The Ebola virus was first identified in humans in 1976, however, the disease may have existed for 23 million years — much longer than previously believed.
Researchers at the University at Buffalo have found that Filoviruses, the viral family that Ebola and it’s cousin Marburg belong to, interacted with mammals far earlier than the 10,000 years ago mark as previously believed. Evidence of viruses in the Filoviridae family appears in the genetic material left behind by fossilized rodents.
Found specifically in hamsters and voles, the viral fossil genetic material, called VP35, appeared in the same place within the genomes of four different species of rodents. This means that the genetic material was acquired by these rodents prior to the Miocene Epoch, when the rodents evolved into different species. This makes the ancestor virus to Ebola and Marbug between 16 and 23 million years old.

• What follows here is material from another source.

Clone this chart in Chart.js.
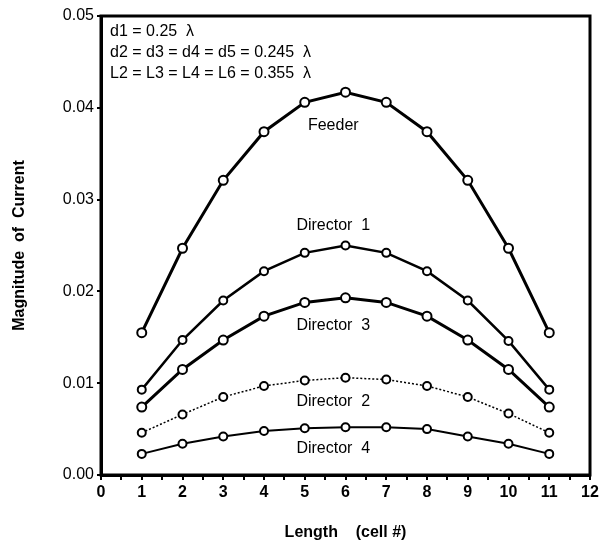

The VP35 fossil’s genetic material is also more closely related to Ebola than to Marburg, meaning that the viruses had already started to diverge and mutate prior to the Miocene. This information, some of the first historical hint about the origins of Ebola, could open the door for more insights into other filoviruses generally and even as to what species could be serving as “reservoirs” for Ebola and Marbug, information that could lead to prevention and potentially treatment of the diseases.
As of this article there have been 5692 lab-confirmed cases of Ebola resulting in 4922 deaths and one confirmed case of Marbug in 2014. The patient with Marbug succumbed from the virus.